Approximately 1% of adults will experience bipolar disorder at some point in their lives.  Bipolar disorder causes extreme shifts in mood, energy and functioning.  Bipolar disorder is a chronic condition with recurring episodes of both mania and depression that often begin in adolescence or early adulthood.


Mania: Activated Phase of Bipolar Disorder

●     Either an elated, happy mood or an irritable, angry, unpleasant mood

●     Increased activity or energy

●     More thoughts and faster thinking than normal

●     Ambitious, often grandiose, plans

●     Increased sexual interest and activity

●     Decreased sleep and decreased need for sleep

Depression: Other Phase of Bipolar Disorder

●     Depressed or apathetic mood

●     Decreased activity and energy

●     Restlessness and irritability

●     Fewer thoughts than usual and slowed thinking

●     Less talking and slowed speech

●     Less interest, participation in, and enjoyment of normal activities

●     Decreased sexual interest and activity

●     Hopeless and helpless feelings

●     Feelings of guilt and worthlessness

●     Pessimistic outlook

●     Thoughts of suicide

●     Change in appetite, in sleep patterns


While the exact cause of bipolar disorder is not known, researchers believe it is the result of a chemical imbalance of the brain. Scientists have found evidence of a genetic predisposition to the illness. Sometimes serious life events such as a serious loss, chronic illness, or financial problem, may trigger an episode in some individuals with a predisposition to the disorder.
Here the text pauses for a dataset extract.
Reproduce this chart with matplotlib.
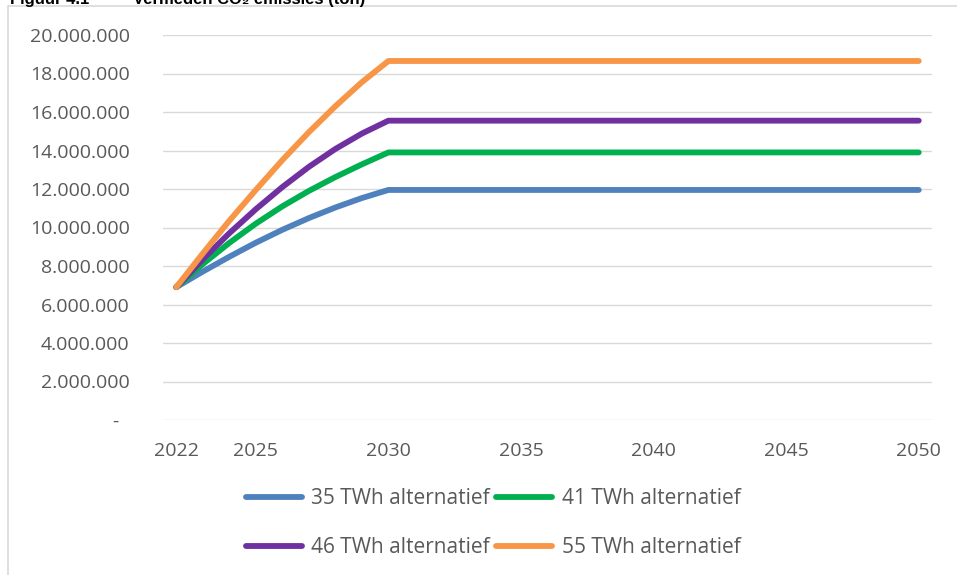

While there is no cure for bipolar disorder, it is a highly treatable and manageable illness. After an accurate diagnosis, many people may be successfully treated. Maintenance treatment with a mood stabilizer substantially reduces the number and severity of episodes for most people, although episodes of mania or depression may occur and require specific additional treatment. In addition, psychosocial therapies including cognitive-behavioral therapy, interpersonal therapy, family therapy, and psychoeducation are important to help people understand the illness and cope with the stresses that can trigger episodes.